Cindy McCain accused of racial profiling after mistakenly reporting woman for human trafficking

Cindy McCain, the widow of Sen. John McCain, has been accused of racial profiling after she reported what she thought was a human trafficking incident at Phoenix’s Sky Harbor International Airport.

On Monday, McCain — who serves as co-chair of the Arizona Human Trafficking Council — said that she had witnessed a “woman of a different ethnicity” trafficking a child at the airport the week before.

“I came in from a trip I’d been on and I spotted — it looked odd — it was a woman of a different ethnicity than the child, this little toddler she had, and something didn’t click with me,” McCain told local radio station KTAR-FM.

“I went over to the police and told them what I saw, and they went over and questioned her, and, by God, she was trafficking that kid,” she continued, adding that the woman was “waiting for the guy who bought the child to get off an airplane.”

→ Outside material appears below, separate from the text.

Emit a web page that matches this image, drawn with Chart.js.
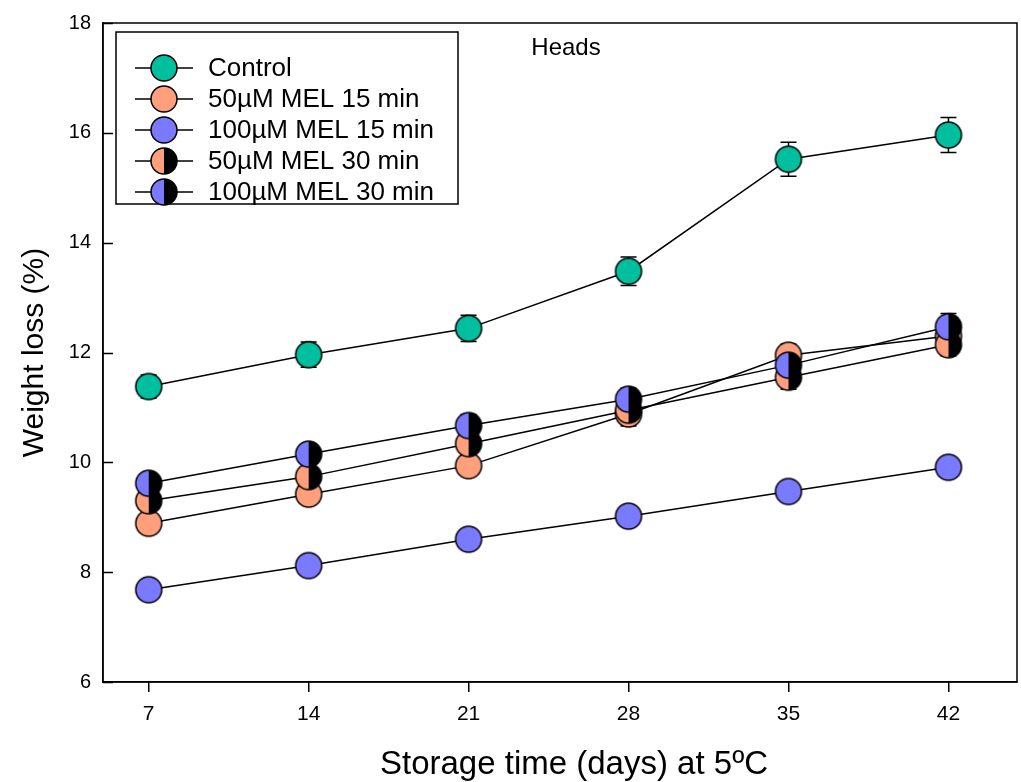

Her interview on KTAR’s Mac & Gaydos included her encouraging listeners to report suspicious behavior: “If you see something, say something.”

But local officials have disputed her claims. On Wednesday, Phoenix police told KTAR-FM that they found “no evidence of criminal conduct or child endangerment” after conducting a welfare check on the child in question.

McCain has since issued an apology for mistaking the situation for trafficking.

The mea culpa, however, is doing little to stem the flood of tweets criticizing McCain for assuming the worst. Many have accused her of racial profiling.

Several critics have noted that like the woman and child she saw at the airport, McCain and her younger daughter, Bridget, are of different ethnicities. Bridget McCain was adopted from Bangladesh in the early 1990s.